━━ DATASET EXCERPT
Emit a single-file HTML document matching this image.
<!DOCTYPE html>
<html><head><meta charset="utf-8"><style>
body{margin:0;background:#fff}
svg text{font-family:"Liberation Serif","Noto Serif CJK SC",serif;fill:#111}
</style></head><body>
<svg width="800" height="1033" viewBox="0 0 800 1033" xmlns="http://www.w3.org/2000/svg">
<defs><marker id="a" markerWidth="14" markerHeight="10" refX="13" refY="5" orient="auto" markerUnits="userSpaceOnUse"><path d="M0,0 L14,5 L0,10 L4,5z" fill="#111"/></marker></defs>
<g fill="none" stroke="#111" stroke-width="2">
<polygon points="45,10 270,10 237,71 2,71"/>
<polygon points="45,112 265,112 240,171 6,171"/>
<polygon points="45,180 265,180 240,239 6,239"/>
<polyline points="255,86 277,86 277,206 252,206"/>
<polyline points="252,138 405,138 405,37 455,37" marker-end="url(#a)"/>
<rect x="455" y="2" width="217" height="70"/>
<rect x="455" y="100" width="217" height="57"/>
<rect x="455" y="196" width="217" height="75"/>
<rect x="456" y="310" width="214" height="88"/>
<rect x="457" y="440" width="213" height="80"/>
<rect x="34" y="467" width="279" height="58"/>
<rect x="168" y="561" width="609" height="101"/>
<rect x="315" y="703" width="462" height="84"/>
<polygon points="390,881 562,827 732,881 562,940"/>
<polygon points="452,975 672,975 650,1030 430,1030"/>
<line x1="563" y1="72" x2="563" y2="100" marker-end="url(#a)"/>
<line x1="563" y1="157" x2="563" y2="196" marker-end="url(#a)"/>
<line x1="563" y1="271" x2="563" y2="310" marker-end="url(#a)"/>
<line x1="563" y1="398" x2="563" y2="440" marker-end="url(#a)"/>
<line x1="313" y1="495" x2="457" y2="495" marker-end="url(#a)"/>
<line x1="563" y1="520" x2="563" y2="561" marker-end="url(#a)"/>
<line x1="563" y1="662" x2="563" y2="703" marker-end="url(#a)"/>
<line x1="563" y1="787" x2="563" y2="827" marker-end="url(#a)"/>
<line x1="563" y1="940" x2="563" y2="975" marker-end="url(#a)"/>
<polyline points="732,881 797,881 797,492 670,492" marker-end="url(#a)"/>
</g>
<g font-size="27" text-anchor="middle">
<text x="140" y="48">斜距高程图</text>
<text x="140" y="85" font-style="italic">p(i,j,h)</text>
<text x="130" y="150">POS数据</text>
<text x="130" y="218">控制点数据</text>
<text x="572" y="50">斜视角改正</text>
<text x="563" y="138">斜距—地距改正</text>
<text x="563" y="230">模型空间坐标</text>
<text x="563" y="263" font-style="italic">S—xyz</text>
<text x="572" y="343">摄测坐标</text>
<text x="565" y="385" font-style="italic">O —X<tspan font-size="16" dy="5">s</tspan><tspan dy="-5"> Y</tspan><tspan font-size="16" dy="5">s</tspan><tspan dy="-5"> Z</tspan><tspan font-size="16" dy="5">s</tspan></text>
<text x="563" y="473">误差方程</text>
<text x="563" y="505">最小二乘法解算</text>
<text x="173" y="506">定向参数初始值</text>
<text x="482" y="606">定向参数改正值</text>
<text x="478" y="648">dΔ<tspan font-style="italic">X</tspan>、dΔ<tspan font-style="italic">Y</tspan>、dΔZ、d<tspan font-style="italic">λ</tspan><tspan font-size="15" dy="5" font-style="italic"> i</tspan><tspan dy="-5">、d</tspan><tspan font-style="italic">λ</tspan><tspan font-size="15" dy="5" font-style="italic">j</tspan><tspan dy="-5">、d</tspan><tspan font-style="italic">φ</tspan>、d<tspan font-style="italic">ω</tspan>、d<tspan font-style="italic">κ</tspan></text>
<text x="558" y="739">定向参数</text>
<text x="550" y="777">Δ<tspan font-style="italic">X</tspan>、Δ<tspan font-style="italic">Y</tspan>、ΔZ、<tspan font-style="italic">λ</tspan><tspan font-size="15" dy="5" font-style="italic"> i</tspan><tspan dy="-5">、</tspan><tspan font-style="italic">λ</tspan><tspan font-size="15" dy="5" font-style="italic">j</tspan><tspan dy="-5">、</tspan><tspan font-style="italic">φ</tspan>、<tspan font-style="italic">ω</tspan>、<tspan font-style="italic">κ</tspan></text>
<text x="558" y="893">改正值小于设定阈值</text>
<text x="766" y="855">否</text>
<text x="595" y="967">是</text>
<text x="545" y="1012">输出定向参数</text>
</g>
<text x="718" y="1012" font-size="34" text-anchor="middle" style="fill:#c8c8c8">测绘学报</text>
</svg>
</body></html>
━━━━
EXERCISE REQUIREMENTS – Reproduce the entire listing word for word.

COMPLETE OUTPUT –
Emit a single-file HTML document matching this image.
<!DOCTYPE html>
<html><head><meta charset="utf-8"><style>
body{margin:0;background:#fff}
svg text{font-family:"Liberation Serif","Noto Serif CJK SC",serif;fill:#111}
</style></head><body>
<svg width="800" height="1033" viewBox="0 0 800 1033" xmlns="http://www.w3.org/2000/svg">
<defs><marker id="a" markerWidth="14" markerHeight="10" refX="13" refY="5" orient="auto" markerUnits="userSpaceOnUse"><path d="M0,0 L14,5 L0,10 L4,5z" fill="#111"/></marker></defs>
<g fill="none" stroke="#111" stroke-width="2">
<polygon points="45,10 270,10 237,71 2,71"/>
<polygon points="45,112 265,112 240,171 6,171"/>
<polygon points="45,180 265,180 240,239 6,239"/>
<polyline points="255,86 277,86 277,206 252,206"/>
<polyline points="252,138 405,138 405,37 455,37" marker-end="url(#a)"/>
<rect x="455" y="2" width="217" height="70"/>
<rect x="455" y="100" width="217" height="57"/>
<rect x="455" y="196" width="217" height="75"/>
<rect x="456" y="310" width="214" height="88"/>
<rect x="457" y="440" width="213" height="80"/>
<rect x="34" y="467" width="279" height="58"/>
<rect x="168" y="561" width="609" height="101"/>
<rect x="315" y="703" width="462" height="84"/>
<polygon points="390,881 562,827 732,881 562,940"/>
<polygon points="452,975 672,975 650,1030 430,1030"/>
<line x1="563" y1="72" x2="563" y2="100" marker-end="url(#a)"/>
<line x1="563" y1="157" x2="563" y2="196" marker-end="url(#a)"/>
<line x1="563" y1="271" x2="563" y2="310" marker-end="url(#a)"/>
<line x1="563" y1="398" x2="563" y2="440" marker-end="url(#a)"/>
<line x1="313" y1="495" x2="457" y2="495" marker-end="url(#a)"/>
<line x1="563" y1="520" x2="563" y2="561" marker-end="url(#a)"/>
<line x1="563" y1="662" x2="563" y2="703" marker-end="url(#a)"/>
<line x1="563" y1="787" x2="563" y2="827" marker-end="url(#a)"/>
<line x1="563" y1="940" x2="563" y2="975" marker-end="url(#a)"/>
<polyline points="732,881 797,881 797,492 670,492" marker-end="url(#a)"/>
</g>
<g font-size="27" text-anchor="middle">
<text x="140" y="48">斜距高程图</text>
<text x="140" y="85" font-style="italic">p(i,j,h)</text>
<text x="130" y="150">POS数据</text>
<text x="130" y="218">控制点数据</text>
<text x="572" y="50">斜视角改正</text>
<text x="563" y="138">斜距—地距改正</text>
<text x="563" y="230">模型空间坐标</text>
<text x="563" y="263" font-style="italic">S—xyz</text>
<text x="572" y="343">摄测坐标</text>
<text x="565" y="385" font-style="italic">O —X<tspan font-size="16" dy="5">s</tspan><tspan dy="-5"> Y</tspan><tspan font-size="16" dy="5">s</tspan><tspan dy="-5"> Z</tspan><tspan font-size="16" dy="5">s</tspan></text>
<text x="563" y="473">误差方程</text>
<text x="563" y="505">最小二乘法解算</text>
<text x="173" y="506">定向参数初始值</text>
<text x="482" y="606">定向参数改正值</text>
<text x="478" y="648">dΔ<tspan font-style="italic">X</tspan>、dΔ<tspan font-style="italic">Y</tspan>、dΔZ、d<tspan font-style="italic">λ</tspan><tspan font-size="15" dy="5" font-style="italic"> i</tspan><tspan dy="-5">、d</tspan><tspan font-style="italic">λ</tspan><tspan font-size="15" dy="5" font-style="italic">j</tspan><tspan dy="-5">、d</tspan><tspan font-style="italic">φ</tspan>、d<tspan font-style="italic">ω</tspan>、d<tspan font-style="italic">κ</tspan></text>
<text x="558" y="739">定向参数</text>
<text x="550" y="777">Δ<tspan font-style="italic">X</tspan>、Δ<tspan font-style="italic">Y</tspan>、ΔZ、<tspan font-style="italic">λ</tspan><tspan font-size="15" dy="5" font-style="italic"> i</tspan><tspan dy="-5">、</tspan><tspan font-style="italic">λ</tspan><tspan font-size="15" dy="5" font-style="italic">j</tspan><tspan dy="-5">、</tspan><tspan font-style="italic">φ</tspan>、<tspan font-style="italic">ω</tspan>、<tspan font-style="italic">κ</tspan></text>
<text x="558" y="893">改正值小于设定阈值</text>
<text x="766" y="855">否</text>
<text x="595" y="967">是</text>
<text x="545" y="1012">输出定向参数</text>
</g>
<text x="718" y="1012" font-size="34" text-anchor="middle" style="fill:#c8c8c8">测绘学报</text>
</svg>
</body></html>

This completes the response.